This isn’t the conclusion I expected. Yet here I am, admitting that I did not recover at least one of the two lost gold bars. And the exceptional high price of gold these days rubs salt into the wounds of defeat. My return to the area of this great adventure buoyed my spirits and enabled my emotions to absorb the silence and calming effect of the natural world. I needed that after the near constant bombardment of excess noise in the urban sprawl of my environment.
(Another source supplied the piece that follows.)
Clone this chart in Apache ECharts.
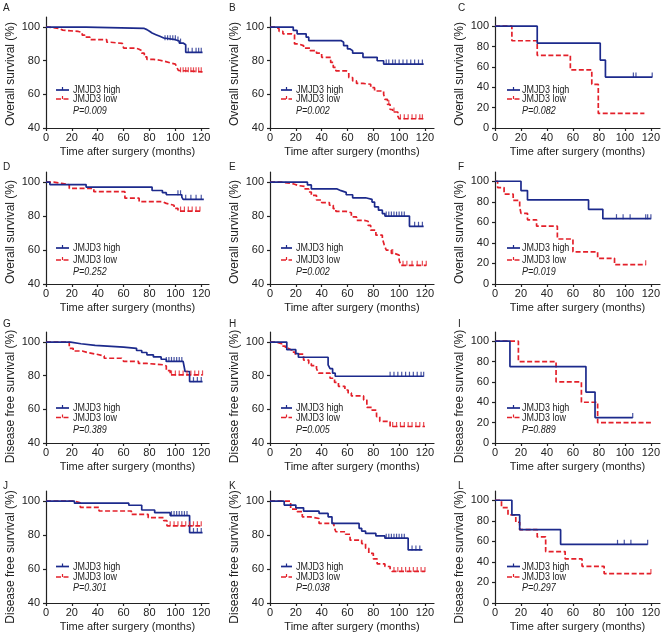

I feel the target is correct. The eight years of research and investigation still has me believing I know where at least one bar lies, within one cubic meter. My old body is the problem. At sixty-nine years of age, my ability to work with strength is gone. My lung function is good as the previous few years of walking several kilometers a day has proven. But while digging in ground the consistency of wet cement, my arms and hands ache and I rapidly run out of energy. I admit now that I am no longer a treasure hunter but a writer, one who wishes he were a younger man. Yet I can’t complain about the aging process as the alternative isn’t good. Still, this is not how I wanted the quest to end. “How I Almost Found the Lost Gold Bars of Camp McKinney…..”
Who wants to buy a treasure map? Highest bidder not necessarily accepted. This is a part of BC history and is not meant to be melted into scrap gold. Treasure, after all, is more valuable than scrap gold. After subtracting the smallest bar that evidence suggests had been sold by Roderick in 1896, roughly fifty pounds remains. One bar should weigh about twenty-five pounds and court evidence reveals the Cariboo-Amelia gold bullion, unrefined, ran about sixty-three percent give or take a fraction. That still gives close to sixteen pounds of pure gold at twelve troy ounces per pound for well over one hundred and eighty ounces. That’s for one bar about the size of an old vhs tape.
Perhaps I should’ve had my book ready to hit the market, composed a cryptic poem and let the public have a go at it. If Forest Fenn is remembered for anything in the history books, it should be that he encouraged others to embrace and enjoy the quest for gold. I assure you, despite my age, the adventure brought a lot of excitement into my life at a time when the the looming years of retirement had little to offer.
I hear Shirley Bassey singing the theme song for Goldfinger on the oldies station playing in the background. How appropriate. So dear reader, does anyone out there appreciate a good challenge?